Olmi, 75, is an Italian maestro best known for 1978's The Tree of Wooden Clogs; his contribution here is elegant and affecting, but it's also the least interesting of the three. Abbas Kiarostami, long one of Iran's premier filmmakers, directs the middle segment: A young man accompanies an hilariously disagreeable old woman on a trip to her army-general husband's memorial service. His trajectory changes when he meets a flirtatious teen-age girl he knew when she was a child.
Kiarostami's comic touch might surprise those who know him by the poetic sorrow of Taste of Cherry (1997) or the drier humor and dreamlike passages of And The Wind Will Carry Us (1999). But Kiarostami's characteristic long takes are as judicious as his timing is precise, and the short's denouement, a brutally concise take on "life goes on," is potent indeed.
The most crowd-pleasing segment, and the funniest, is the last, done in the earthy signature semi-documentary style of Britain's Ken Loach. On the way to see their football club play Roma, three young working-class Scots -- accents thick enough to earn subtitles -- come to suspect that their disastrously missing train ticket was stolen by the young Albanian boy they've just befriended.

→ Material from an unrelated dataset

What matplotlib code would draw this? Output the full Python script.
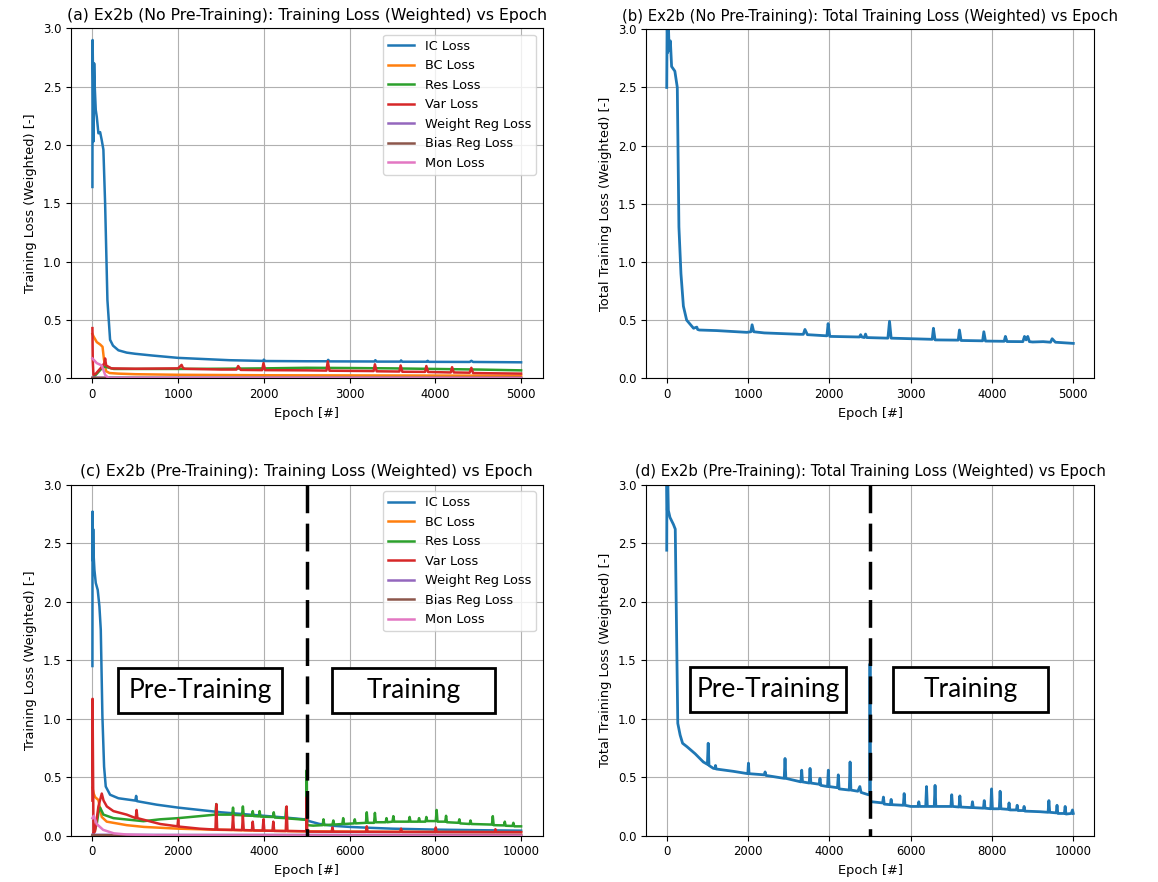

Loach (Riff-Raff, Raining Stones) is spot-on here, the lads' vulgar verbal byplay a counterpoint to larger issues of open-mindedness and charity. Meanwhile, the Albanian boy's family -- the only supporting characters to play significant roles in two Tickets segments -- are onscreen for just a few minutes. But Loach depicts them aptly, too, with just the right blend of pathos and dignity.